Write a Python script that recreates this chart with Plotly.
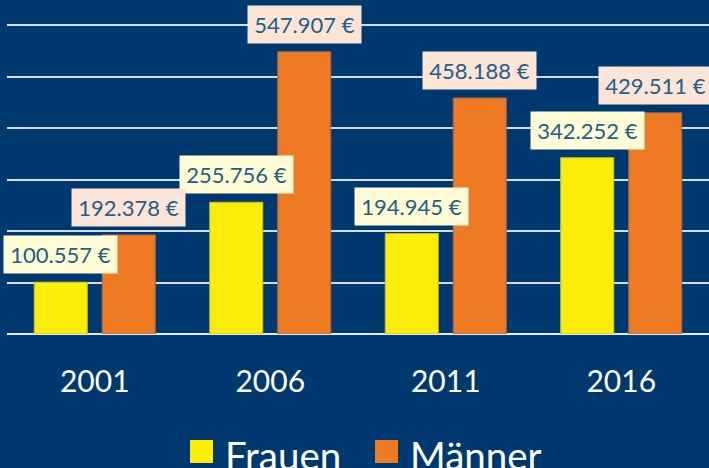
import plotly.graph_objects as go

categories = ["2001", "2006", "2011", "2016"]
series_names = ["Frauen", "Männer"]
frauen = [100557, 255756, 194945, 342252]
maenner = [192378, 547907, 458188, 429511]

bar_colors = ["#FCEE09", "#EE7B24"]
bar_edges = ["#C8BC2A", "#A8683A"]
label_bg = ["#FFFCD6", "#FCE4D6"]
label_color = "#215E8A"
bg = "#003870"

W, H = 709, 468
ml, mr, mt, mb = 7, 0, 18, 134
grid_top = 600000
grid_top_px = 309  # pixels from baseline to the top gridline
bargap, bargroupgap = 0.225, 0.22

fig = go.Figure()
for name, vals, col, edge in zip(series_names, [frauen, maenner], bar_colors, bar_edges):
    fig.add_trace(go.Bar(
        x=categories, y=vals, name=name,
        marker=dict(color=col, line=dict(color=edge, width=1)),
        showlegend=False,
    ))

plot_w = W - ml - mr
plot_h = H - mt - mb
cat_w = plot_w / len(categories)
slot = cat_w * (1 - bargap) / 2
offsets = [-slot / 2, slot / 2]

def fmt(v):
    return f"{v:,}".replace(",", ".") + " €"

annotations = []
for vals, off, bgc in zip([frauen, maenner], offsets, label_bg):
    for j, v in enumerate(vals):
        annotations.append(dict(
            x=j, y=v, xref="x", yref="y", xshift=off, yshift=8,
            yanchor="bottom", xanchor="center",
            text=fmt(v), showarrow=False,
            font=dict(family="Lato", size=22, color=label_color),
            bgcolor=bgc, width=105, height=29, borderpad=4,
        ))

def px_to_paper_y(py):
    return (H - mb - py) / plot_h
def px_to_paper_x(px):
    return (px - ml) / plot_w

shapes = []
legend_x = [190, 375]
for name, col, lx in zip(series_names, bar_colors, legend_x):
    shapes.append(dict(
        type="rect", xref="paper", yref="paper",
        x0=px_to_paper_x(lx), x1=px_to_paper_x(lx + 23),
        y0=px_to_paper_y(463), y1=px_to_paper_y(440),
        fillcolor=col, line=dict(width=0),
    ))
    annotations.append(dict(
        x=px_to_paper_x(lx + 32.5), y=px_to_paper_y(430), xref="paper", yref="paper",
        xanchor="left", yanchor="top", text=name, showarrow=False,
        font=dict(family="Lato", size=38.5, color="white"),
    ))

fig.update_layout(
    width=W, height=H, autosize=False,
    margin=dict(l=ml, r=mr, t=mt, b=mb, pad=0, autoexpand=False),
    paper_bgcolor=bg, plot_bgcolor=bg,
    barmode="group", bargap=bargap, bargroupgap=bargroupgap,
    showlegend=False,
    annotations=annotations, shapes=shapes,
    xaxis=dict(
        type="category", categoryorder="array", categoryarray=categories,
        range=[-0.5, len(categories) - 0.5],
        showgrid=False, showline=False, zeroline=False,
        ticks="", ticklabelstandoff=27, automargin=False,
        tickfont=dict(family="Lato", size=30, color="white"),
    ),
    yaxis=dict(
        range=[0, grid_top * plot_h / grid_top_px], dtick=100000, showticklabels=False,
        showgrid=True, gridcolor="#D5DCE4", gridwidth=1.5,
        zeroline=True, zerolinecolor="#E8ECF0", zerolinewidth=2,
        showline=False, automargin=False,
    ),
)

fig.write_html("out.html", config={"displayModeBar": False},
               post_script="document.body.style.margin='0';")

### WHAT YOU NEED TO DO
Give the data above again in full and unchanged, skipping the pictures.

### ANSWER FOR THIS EXERCISE
Write a Python script that recreates this chart with Plotly.
import plotly.graph_objects as go

categories = ["2001", "2006", "2011", "2016"]
series_names = ["Frauen", "Männer"]
frauen = [100557, 255756, 194945, 342252]
maenner = [192378, 547907, 458188, 429511]

bar_colors = ["#FCEE09", "#EE7B24"]
bar_edges = ["#C8BC2A", "#A8683A"]
label_bg = ["#FFFCD6", "#FCE4D6"]
label_color = "#215E8A"
bg = "#003870"

W, H = 709, 468
ml, mr, mt, mb = 7, 0, 18, 134
grid_top = 600000
grid_top_px = 309  # pixels from baseline to the top gridline
bargap, bargroupgap = 0.225, 0.22

fig = go.Figure()
for name, vals, col, edge in zip(series_names, [frauen, maenner], bar_colors, bar_edges):
    fig.add_trace(go.Bar(
        x=categories, y=vals, name=name,
        marker=dict(color=col, line=dict(color=edge, width=1)),
        showlegend=False,
    ))

plot_w = W - ml - mr
plot_h = H - mt - mb
cat_w = plot_w / len(categories)
slot = cat_w * (1 - bargap) / 2
offsets = [-slot / 2, slot / 2]

def fmt(v):
    return f"{v:,}".replace(",", ".") + " €"

annotations = []
for vals, off, bgc in zip([frauen, maenner], offsets, label_bg):
    for j, v in enumerate(vals):
        annotations.append(dict(
            x=j, y=v, xref="x", yref="y", xshift=off, yshift=8,
            yanchor="bottom", xanchor="center",
            text=fmt(v), showarrow=False,
            font=dict(family="Lato", size=22, color=label_color),
            bgcolor=bgc, width=105, height=29, borderpad=4,
        ))

def px_to_paper_y(py):
    return (H - mb - py) / plot_h
def px_to_paper_x(px):
    return (px - ml) / plot_w

shapes = []
legend_x = [190, 375]
for name, col, lx in zip(series_names, bar_colors, legend_x):
    shapes.append(dict(
        type="rect", xref="paper", yref="paper",
        x0=px_to_paper_x(lx), x1=px_to_paper_x(lx + 23),
        y0=px_to_paper_y(463), y1=px_to_paper_y(440),
        fillcolor=col, line=dict(width=0),
    ))
    annotations.append(dict(
        x=px_to_paper_x(lx + 32.5), y=px_to_paper_y(430), xref="paper", yref="paper",
        xanchor="left", yanchor="top", text=name, showarrow=False,
        font=dict(family="Lato", size=38.5, color="white"),
    ))

fig.update_layout(
    width=W, height=H, autosize=False,
    margin=dict(l=ml, r=mr, t=mt, b=mb, pad=0, autoexpand=False),
    paper_bgcolor=bg, plot_bgcolor=bg,
    barmode="group", bargap=bargap, bargroupgap=bargroupgap,
    showlegend=False,
    annotations=annotations, shapes=shapes,
    xaxis=dict(
        type="category", categoryorder="array", categoryarray=categories,
        range=[-0.5, len(categories) - 0.5],
        showgrid=False, showline=False, zeroline=False,
        ticks="", ticklabelstandoff=27, automargin=False,
        tickfont=dict(family="Lato", size=30, color="white"),
    ),
    yaxis=dict(
        range=[0, grid_top * plot_h / grid_top_px], dtick=100000, showticklabels=False,
        showgrid=True, gridcolor="#D5DCE4", gridwidth=1.5,
        zeroline=True, zerolinecolor="#E8ECF0", zerolinewidth=2,
        showline=False, automargin=False,
    ),
)

fig.write_html("out.html", config={"displayModeBar": False},
               post_script="document.body.style.margin='0';")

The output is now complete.